At the time, I considered the note outrageous, but after seeing "Adaptation," I determined that death by alligator is a sadly underused denouement. I turned in the rewrite, and eventually it became clear that this was not "Plan B's" time, nor mine, nor the alligator's. I planted myself back in San Francisco, hopped between a desultory string of low-paying odd jobs and continued to write. The option ran out, and over the next few years there were a string of phone calls from producers, some minor rewrites, and then complete silence.

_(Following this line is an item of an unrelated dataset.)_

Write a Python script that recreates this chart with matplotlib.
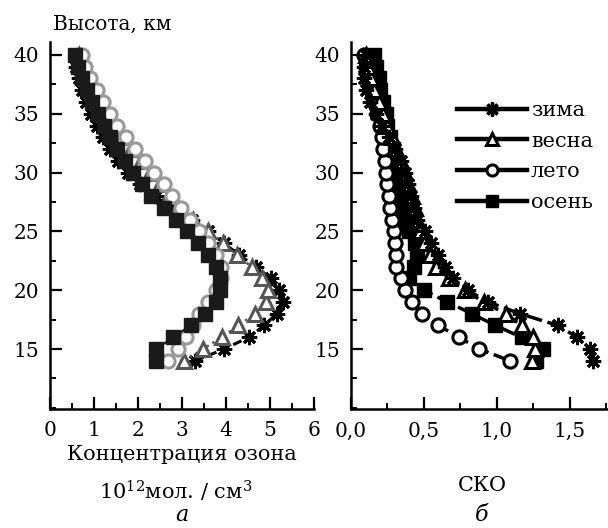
import matplotlib
matplotlib.use("Agg")
import matplotlib.pyplot as plt
from matplotlib.lines import Line2D
from matplotlib.ticker import MultipleLocator, FixedLocator

plt.rcParams['font.family'] = ['DejaVu Serif']
plt.rcParams['mathtext.fontset'] = 'dejavuserif'

# ---------------- data ----------------
altitude = list(range(14, 41))  # km, 14..40

# Panel a: ozone concentration, 10^12 mol/cm^3
conc_winter = [3.30, 3.96, 4.52, 4.87, 5.15, 5.30, 5.20, 5.02, 4.68, 4.30, 3.95, 3.60,
               3.22, 2.85, 2.40, 2.05, 1.78, 1.55, 1.36, 1.20, 1.06, 0.93, 0.82, 0.72,
               0.65, 0.60, 0.63]
conc_spring = [3.05, 3.48, 3.90, 4.28, 4.66, 4.91, 4.96, 4.82, 4.58, 4.24, 3.94, 3.60,
               3.25, 2.92, 2.70, 2.50, 2.28, 2.06, 1.85, 1.63, 1.42, 1.26, 1.10, 0.96,
               0.84, 0.74, 0.66]
conc_summer = [2.68, 2.91, 3.10, 3.25, 3.38, 3.60, 3.77, 3.88, 3.88, 3.77, 3.60, 3.38,
               3.18, 2.98, 2.78, 2.58, 2.36, 2.16, 1.93, 1.73, 1.52, 1.36, 1.21, 1.06,
               0.91, 0.80, 0.72]
conc_autumn = [2.42, 2.42, 2.79, 3.20, 3.52, 3.77, 3.86, 3.86, 3.77, 3.60, 3.37, 3.12,
               2.87, 2.60, 2.30, 2.08, 1.88, 1.70, 1.52, 1.36, 1.22, 1.08, 0.95, 0.83,
               0.73, 0.64, 0.57]

# Panel b: standard deviation (СКО)
sko_winter = [1.66, 1.64, 1.55, 1.42, 1.16, 0.94, 0.80, 0.70, 0.645, 0.60, 0.55, 0.51,
              0.45, 0.43, 0.41, 0.39, 0.37, 0.34, 0.30, 0.26, 0.21, 0.17, 0.13, 0.10,
              0.09, 0.09, 0.10]
sko_spring = [1.24, 1.26, 1.25, 1.17, 1.06, 0.91, 0.78, 0.67, 0.58, 0.54, 0.50, 0.47,
              0.45, 0.44, 0.42, 0.39, 0.37, 0.34, 0.31, 0.28, 0.25, 0.22, 0.19, 0.16,
              0.14, 0.12, 0.10]
sko_summer = [1.09, 0.88, 0.74, 0.60, 0.485, 0.42, 0.37, 0.34, 0.31, 0.31, 0.30, 0.295,
              0.28, 0.27, 0.26, 0.25, 0.24, 0.23, 0.22, 0.21, 0.20, 0.18, 0.16, 0.14,
              0.12, 0.10, 0.09]
sko_autumn = [1.27, 1.32, 1.17, 0.99, 0.83, 0.66, 0.50, 0.40, 0.43, 0.45, 0.44, 0.40,
              0.37, 0.35, 0.34, 0.33, 0.31, 0.30, 0.29, 0.27, 0.25, 0.24, 0.22, 0.20,
              0.19, 0.17, 0.16]

season_labels = ['зима', 'весна', 'лето', 'осень']
a_xticks = [0, 1, 2, 3, 4, 5, 6]
b_xticks = [0.0, 0.5, 1.0, 1.5]
b_xticklabels = ['0,0', '0,5', '1,0', '1,5']
yticks = [15, 20, 25, 30, 35, 40]

# ---------------- figure ----------------
W, H = 608, 528
fig = plt.figure(figsize=(W / 100, H / 100), dpi=100)

def px_rect(x0, y0, x1, y1):
    return [x0 / W, 1 - y1 / H, (x1 - x0) / W, (y1 - y0) / H]

axa = fig.add_axes(px_rect(50, 42, 314, 409))
axb = fig.add_axes(px_rect(351, 42, 608, 409))

ASTER = (8, 2, 0)
FS_TICK = 14.5
FS = 15

def style_axes(ax):
    for s in ['top', 'right']:
        ax.spines[s].set_visible(False)
    for s in ['left', 'bottom']:
        ax.spines[s].set_linewidth(1.8)
    ax.tick_params(which='major', direction='in', length=8.5, width=1.6,
                   labelsize=FS_TICK, pad=8)
    ax.tick_params(which='minor', direction='in', length=4, width=1.4)
    ax.tick_params(axis='x', which='major', pad=9)
    ax.set_ylim(9.9, 41.1)
    ax.yaxis.set_major_locator(FixedLocator(yticks))
    ax.yaxis.set_minor_locator(MultipleLocator(2.5))

# Panel a  (drawing order: winter, spring, summer, autumn on top)
axa.plot(conc_winter, altitude, color='black', lw=2.2, ls=(0, (3, 1.5)), marker=ASTER,
         ms=11, mec='black', mew=2.2, zorder=2)
axa.plot(conc_spring, altitude, color='#555555', lw=1.8, ls=':', marker='^', ms=10.5,
         mfc='white', mec='#555555', mew=2.2, zorder=3)
axa.plot(conc_summer, altitude, color='#999999', lw=1.5, ls='--', marker='o', ms=9.5,
         mfc='white', mec='#999999', mew=2.2, zorder=4)
axa.plot(conc_autumn, altitude, color='#1a1a1a', lw=1.5, marker='s', ms=9.5,
         mfc='#1a1a1a', mec='#1a1a1a', zorder=5)
style_axes(axa)
axa.set_xlim(0, 6)
axa.xaxis.set_major_locator(FixedLocator(a_xticks))
axa.xaxis.set_minor_locator(MultipleLocator(0.5))

# Panel b
dash = (0, (5, 1.6))
axb.plot(sko_winter, altitude, color='black', lw=2.5, ls=dash, marker=ASTER, ms=11,
         mew=2.2, zorder=5)
axb.plot(sko_spring, altitude, color='black', lw=2.5, ls=dash, marker='^', ms=10.5,
         mfc='white', mec='black', mew=2.2, zorder=4)
axb.plot(sko_summer, altitude, color='black', lw=2.5, ls=dash, marker='o', ms=9.5,
         mfc='white', mec='black', mew=2.2, zorder=3)
axb.plot(sko_autumn, altitude, color='black', lw=2.5, ls=dash, marker='s', ms=9.5,
         mfc='black', mec='black', zorder=2)
style_axes(axb)
axb.set_xlim(0, 1.763)
axb.xaxis.set_major_locator(FixedLocator(b_xticks))
axb.set_xticklabels(b_xticklabels)
axb.xaxis.set_minor_locator(MultipleLocator(0.25))
for ax in (axa, axb):
    for sp in ax.spines.values():
        sp.set_clip_on(False)

# Legend (proxy handles with solid thick lines)
markers = [dict(marker=ASTER, ms=10, mew=2.4, mec='black'),
           dict(marker='^', ms=9, mfc='white', mec='black', mew=2.2),
           dict(marker='o', ms=8, mfc='white', mec='black', mew=2.2),
           dict(marker='s', ms=9, mfc='black', mec='black')]
handles = [Line2D([], [], color='black', lw=3.2, **m) for m in markers]
fig.legend(handles, season_labels, loc='upper left',
           bbox_to_anchor=(457 / W, 1 - 101 / H), bbox_transform=fig.transFigure,
           frameon=False, fontsize=FS, handlelength=3.35, handletextpad=0.2,
           labelspacing=0.56, borderpad=0, borderaxespad=0)

# Texts
def ftext(x, y, s, **kw):
    fig.text(x / W, 1 - y / H, s, **kw)

ftext(53, 30, 'Высота, км', fontsize=FS - 0.5, ha='left', va='baseline')
ftext(182, 460, 'Концентрация озона', fontsize=FS, ha='center', va='baseline')
ftext(176, 500, r'10$^{12}$мол. / см$^{3}$', fontsize=FS, ha='center', va='baseline')
ftext(182, 521, 'а', fontsize=FS + 1, ha='center', va='baseline', fontstyle='italic')
ftext(482, 491, 'СКО', fontsize=FS, ha='center', va='baseline')
ftext(482, 521, 'б', fontsize=FS + 1, ha='center', va='baseline', fontstyle='italic')

fig.savefig('out.png', dpi=100)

I decided the silence was fortuitous. I decided that my "Plan B" years were over. I decided to stop writing. And just when I decided I was done with movies, "Plan B" sold. Yes, sold. No option, paid in full, with a promise that the movie would be made within the year. The price of the sale was $50,000, which seemed appropriate since it approximated my negative worth at the time. There were other offers brewing at this point, which would have resulted in more money and ultimately a bigger-budget film, but nothing was set in stone and no offer was made. I remember struggling with the decision to sell, until I voiced this dilemma in front of a number of friends and then realized that I owed half of them money. Suddenly, the idea of turning down $50,000 bordered on absurd.